Pull of the ploughing attracts almost 277,000 in three days

Pull of the ploughing attracts almost 277,000 in three days

Ann Barry and Kate Cornally enjoy a break at the National Ploughing Championships. Picture: Dan Linehan

When it finished up after three days, up to 277,000 people had been through the gates of the 91st National Ploughing Championships in Ratheniska, Co Laois.

After two days of decent weather, several cars had to be towed out as wet weather dominated the first half of today.

Wellies, ponchos, and brollies became valuable commodities as up to 19mm of rain was recorded at a weather station in nearby Portlaoise.

Around 92,500 attended on Tuesday, while Wednesday broke a new single-day record with 115,000 passing through the turnstiles. Perhaps some had decided to come a day earlier, as 70,000 braved Thursday’s heavy rain to attend.

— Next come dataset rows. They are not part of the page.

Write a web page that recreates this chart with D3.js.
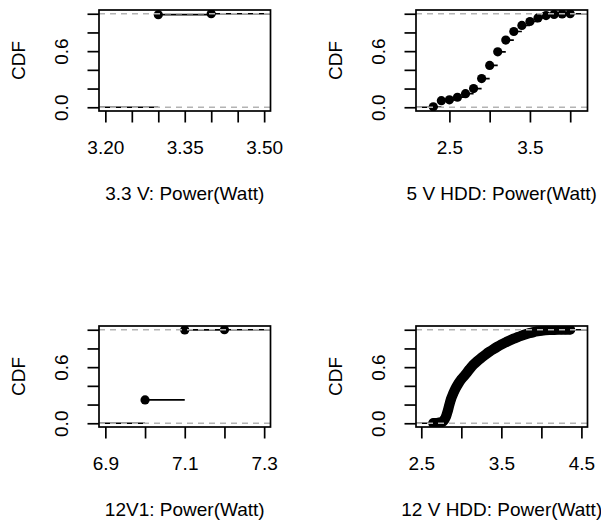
<!DOCTYPE html>
<html>
<head>
<meta charset="utf-8">
<script src="https://cdn.jsdelivr.net/npm/d3@7"></script>
<style>
  body { margin: 0; background: #fff; }
  svg text { font-family: "Liberation Sans", Arial, Helvetica, sans-serif; font-size: 19px; fill: #000; }
</style>
</head>
<body>
<div id="chart"></div>
<script>
// x axis titles of the four panels
const xTitles = ["3.3 V: Power(Watt)", "5 V HDD: Power(Watt)", "12V1: Power(Watt)", "12 V HDD: Power(Watt)"];

// ecdf knots and cdf level at each knot
const knots33 = [3.3, 3.4];
const cdf33 = [0.99, 1.0];

const knots5hdd = [2.3, 2.4, 2.5, 2.6, 2.7, 2.8, 2.9, 3.0, 3.1, 3.2, 3.3, 3.4, 3.5, 3.6, 3.7, 3.8, 3.9, 4.0];
const cdf5hdd = [0.005, 0.07, 0.08, 0.107, 0.145, 0.2, 0.307, 0.447, 0.593, 0.718, 0.81, 0.875, 0.917, 0.955, 0.98, 0.993, 0.998, 1.0];

const knots12v1 = [7.0, 7.1, 7.2];
const cdf12v1 = [0.25, 0.998, 1.0];

// this one has thousands of knots, the curve is read at a coarser step
const knots12hdd = [2.65, 2.68, 2.71, 2.74, 2.77, 2.79, 2.81, 2.83, 2.85, 2.87, 2.90, 2.93, 2.96, 3.00, 3.05,
    3.10, 3.15, 3.20, 3.25, 3.30, 3.35, 3.40, 3.45, 3.50, 3.55, 3.60, 3.65, 3.70, 3.75, 3.80,
    3.85, 3.90, 3.95, 4.00, 4.05, 4.10, 4.15, 4.20, 4.25, 4.30, 4.36];
const cdf12hdd = [0.001, 0.003, 0.006, 0.010, 0.020, 0.040, 0.075, 0.130, 0.195, 0.255, 0.320, 0.375, 0.420, 0.470, 0.520,
    0.575, 0.625, 0.665, 0.700, 0.733, 0.764, 0.792, 0.818, 0.842, 0.864, 0.884, 0.903, 0.920, 0.936, 0.950,
    0.963, 0.974, 0.983, 0.990, 0.995, 0.998, 0.999, 1.000, 1.000, 1.000, 1.000];

// axis ticks, empty string = label dropped by R because of overlap
const xTicks33 = [3.20, 3.25, 3.30, 3.35, 3.40, 3.45, 3.50];
const xTickLabels33 = ["3.20", "", "", "3.35", "", "", "3.50"];
const xTicks5hdd = [2.5, 3.0, 3.5, 4.0];
const xTickLabels5hdd = ["2.5", "", "3.5", ""];
const xTicks12v1 = [6.9, 7.0, 7.1, 7.2, 7.3];
const xTickLabels12v1 = ["6.9", "", "7.1", "", "7.3"];
const xTicks12hdd = [2.5, 3.0, 3.5, 4.0, 4.5];
const xTickLabels12hdd = ["2.5", "", "3.5", "", "4.5"];
const yTicks = [0, 0.2, 0.4, 0.6, 0.8, 1.0];
const yTickLabels = ["0.0", "", "", "0.6", "", ""];

const width = 601, height = 521;
const boxW = 171.5, boxH = 101;
const tickLen = 11.5;
const lw = 1.7;
const dotR = 4.6;

const svg = d3.select("#chart").append("svg")
    .attr("width", width)
    .attr("height", height);

const panels = [
    { left: 99, top: 10, knots: knots33, cdf: cdf33, ticks: xTicks33, labels: xTickLabels33, title: xTitles[0] },
    { left: 416, top: 10, knots: knots5hdd, cdf: cdf5hdd, ticks: xTicks5hdd, labels: xTickLabels5hdd, title: xTitles[1] },
    { left: 99, top: 326, knots: knots12v1, cdf: cdf12v1, ticks: xTicks12v1, labels: xTickLabels12v1, title: xTitles[2] },
    { left: 416, top: 326, knots: knots12hdd, cdf: cdf12hdd, ticks: xTicks12hdd, labels: xTickLabels12hdd, title: xTitles[3], dense: true }
];

panels.forEach((p, i) => drawPanel(p, i));

function drawPanel(p, i) {
    // xlim like plot.stepfun: knot range widened, then R's 4% axis padding
    const lo = d3.min(p.knots), hi = d3.max(p.knots);
    const ext = Math.max(0.08 * (hi - lo), d3.median(d3.pairs(p.knots, (a, b) => b - a)));
    const xlim = [lo - ext, hi + ext];
    const pad = 0.04 * (xlim[1] - xlim[0]);

    const x = d3.scaleLinear()
        .domain([xlim[0] - pad, xlim[1] + pad])
        .range([p.left, p.left + boxW]);
    const y = d3.scaleLinear()
        .domain([-0.04, 1.04])
        .range([p.top + boxH, p.top]);

    const g = svg.append("g");

    g.append("clipPath")
        .attr("id", "clip" + i)
        .append("rect")
        .attr("x", p.left)
        .attr("y", p.top)
        .attr("width", boxW)
        .attr("height", boxH);

    const plot = g.append("g").attr("clip-path", `url(#clip${i})`);

    // horizontal steps of the ecdf
    const dom = x.domain();
    const steps = [{ x0: dom[0], x1: p.knots[0], f: 0 }];
    p.knots.forEach((k, j) => {
        steps.push({ x0: k, x1: j < p.knots.length - 1 ? p.knots[j + 1] : dom[1], f: p.cdf[j] });
    });

    plot.selectAll(".step")
        .data(steps)
        .join("line")
        .attr("x1", d => x(d.x0))
        .attr("x2", d => x(d.x1))
        .attr("y1", d => y(d.f))
        .attr("y2", d => y(d.f))
        .attr("stroke", "black")
        .attr("stroke-width", lw);

    const pts = p.knots.map((k, j) => [k, p.cdf[j]]);

    // so many points that they melt into one thick band
    if (p.dense) {
        plot.append("path")
            .datum(pts)
            .attr("d", d3.line().x(d => x(d[0])).y(d => y(d[1])).curve(d3.curveMonotoneX))
            .attr("fill", "none")
            .attr("stroke", "black")
            .attr("stroke-width", dotR * 2 + 1)
            .attr("stroke-linecap", "round")
            .attr("stroke-linejoin", "round");
    }

    plot.selectAll(".pt")
        .data(pts)
        .join("circle")
        .attr("cx", d => x(d[0]))
        .attr("cy", d => y(d[1]))
        .attr("r", dotR)
        .attr("fill", "black");

    // grey dashed lines at 0 and 1
    plot.selectAll(".hline")
        .data([0, 1])
        .join("line")
        .attr("x1", p.left)
        .attr("x2", p.left + boxW)
        .attr("y1", d => y(d))
        .attr("y2", d => y(d))
        .attr("stroke", "#b3b3b3")
        .attr("stroke-width", 1.5)
        .attr("stroke-dasharray", "6,5");

    // box
    g.append("rect")
        .attr("x", p.left)
        .attr("y", p.top)
        .attr("width", boxW)
        .attr("height", boxH)
        .attr("fill", "none")
        .attr("stroke", "black")
        .attr("stroke-width", lw);

    // x axis
    const xAxis = g.append("g")
        .attr("transform", `translate(0,${p.top + boxH})`)
        .call(d3.axisBottom(x)
            .tickValues(p.ticks)
            .tickFormat((d, j) => p.labels[j])
            .tickSizeInner(tickLen)
            .tickSizeOuter(0)
            .tickPadding(17.6));
    xAxis.select(".domain").remove();
    xAxis.attr("font-size", null).attr("font-family", null);
    xAxis.selectAll("line").attr("stroke-width", lw);

    // y axis, labels parallel to the axis
    const yAxis = g.append("g")
        .attr("transform", `translate(${p.left},0)`)
        .call(d3.axisLeft(y)
            .tickValues(yTicks)
            .tickFormat((d, j) => yTickLabels[j])
            .tickSizeInner(tickLen)
            .tickSizeOuter(0));
    yAxis.select(".domain").remove();
    yAxis.attr("font-size", null).attr("font-family", null);
    yAxis.selectAll("line").attr("stroke-width", lw);
    yAxis.selectAll("text")
        .attr("x", null)
        .attr("dy", null)
        .attr("text-anchor", "middle")
        .attr("transform", "translate(-30.7,0) rotate(-90)");

    // axis titles
    g.append("text")
        .attr("x", p.left + boxW / 2)
        .attr("y", p.top + boxH + 89)
        .attr("text-anchor", "middle")
        .text(p.title);

    g.append("text")
        .attr("transform", `translate(${p.left - 74},${p.top + boxH / 2}) rotate(-90)`)
        .attr("text-anchor", "middle")
        .text("CDF");
}
</script>
</body>
</html>
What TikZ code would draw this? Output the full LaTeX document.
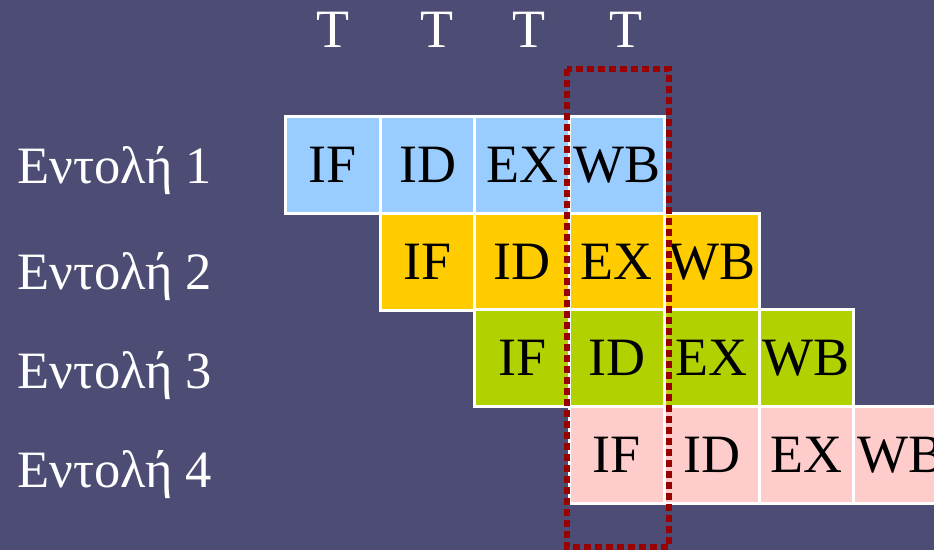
\documentclass[tikz,border=0pt]{standalone}
\usepackage{fontspec}
\setmainfont{Liberation Serif}
\definecolor{bgc}{HTML}{4C4C75}
\definecolor{cblue}{HTML}{99CCFF}
\definecolor{corange}{HTML}{FFCC00}
\definecolor{cgreen}{HTML}{B2D100}
\definecolor{cpink}{HTML}{FFCCCC}
\definecolor{cred}{HTML}{990000}
\begin{document}
\begin{tikzpicture}[x=1bp,y=-1bp,
  cell/.style={draw=white, line width=3bp, minimum width=94.7bp, minimum height=96.5bp,
    inner sep=0pt, font=\fontsize{54bp}{60bp}\selectfont, text=black},
  lbl/.style={anchor=base west, inner sep=0pt, text=white, font=\fontsize{52.5bp}{60bp}\selectfont},
  tlbl/.style={anchor=base, inner sep=0pt, text=white, font=\fontsize{54bp}{60bp}\selectfont},
  hilite/.style={draw=cred, line width=6bp, dash pattern=on 7bp off 4bp}]
\fill[bgc] (0,0) rectangle (934,550);
\useasboundingbox (0,0) rectangle (934,550);
\foreach \r/\c in {1/cblue,2/corange,3/cgreen,4/cpink}{
  \foreach \k/\t in {0/IF,1/ID,2/EX,3/WB}{
    \node[cell, fill=\c] (c\r\k) at ({285.5+94.7*(\r-1+\k)+47.35},{117+96.5*(\r-1)+48.25}) {\t};
  }
}
\node[lbl] (l1) at (17,184) {Εντολή 1};
\node[lbl] (l2) at (17,290) {Εντολή 2};
\node[lbl] (l3) at (17,388) {Εντολή 3};
\node[lbl] (l4) at (17,487) {Εντολή 4};
\node[tlbl] (t1) at (333,48) {T};
\node[tlbl] (t2) at (437,48) {T};
\node[tlbl] (t3) at (529,48) {T};
\node[tlbl] (t4) at (626,48) {T};
\draw[hilite] (567,69) rectangle (669,547);
\end{tikzpicture}
\end{document}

This year also saw Ireland host the 61st World Ploughing Contest with just five months’ notice as the event was pulled from Russia following its invasion of Ukraine.

Eamonn Tracey from Co Carlow and Wexford man John Whelan came out tops in the ploughing plots, winning the overall conventional and reversible ploughing competitions respectively on Tuesday. Both men will go on to represent Ireland at the World Ploughing Contest in Latvia.

 Jas Hugh, Tipperary North, keeps his eye on the line on his Farmall Cub during the vintage single furrow mounted plough class. Picture Dan Linehan
Jas Hugh, Tipperary North, keeps his eye on the line on his Farmall Cub during the vintage single furrow mounted plough class. Picture Dan Linehan

Despite the mud bath on the last day, National Ploughing Association managing director Anna May McHugh said it had been “one of the most successful” National Ploughing Championships to date.

“The overall mood for this year’s ploughing has been incredibly buoyant and positive,” she said. “From quality livestock and serious machinery to fashion, celebrities, TikTokers and sports stars galore there was something for every member of the family to enjoy.” 

 Gavan Duffy, Meath, with his British Anzani in the vintage single-furrow pedestrian tractor class.
Gavan Duffy, Meath, with his British Anzani in the vintage single-furrow pedestrian tractor class.

Among the first to arrive and last to leave, father-and-son team Joe and Joseph Quinn from Ardboe, Co Tyrone, will make the three-and-a-half-hour journey home on Friday night with their product Cow Tipper, a hydraulic cattle-handling crush, with the ability to gently lift and tilt a cow onto her side, allowing farmers and vets to safely reach the underside of an animal.

“We’ve had a really good week at the ploughing,” Joseph said. “We did serious business here over the last few days. We’ve had a lot of interest from vets, hoof trimmers, and dairy farmers.” 

Agricultural engineer William Allingham agreed the show was “probably one of the best in Ireland” for his business Quadcrate. He said:

Normally, you’d spend a day travelling and setting up, whereas here you have a full three days to speak to people. It’s been great to be back and has been one of the best years yet.

Doonbeg man Liam Hanrahan, chairman of Macra na Feirme’s National Agri Affairs Committee, has been busy drumming up excitement for the Young Farmer of the Year Competition.

“The 2022 competition closes on Monday. Last year it was won by Owen Ashton from Co Cork,” he said.

“The competition is based on your own farm and farming knowledge — what you’re doing now, what you’re planning on doing in the future, and how you are contributing to your local community — we are looking for a rounded person who can act as an ambassador for the industry.” 

 Time for a bite to eat in the mud after heavy rain hit the National Ploughing Championships at Ratheniska. Picture: Dan Linehan
Time for a bite to eat in the mud after heavy rain hit the National Ploughing Championships at Ratheniska. Picture: Dan Linehan

The organisation also hosted talks on land mobility, women in ag, and biodiversity, at the stand this week. 

The future and sustainability of farming has been a hot topic in recent months, but is the next generation of farmers really ready to take on the challenge?

“We have to be. You’ll find farmers are here to be proactive; young farmers particularly," said Mr Hanrahan, himself a young dairy farmer.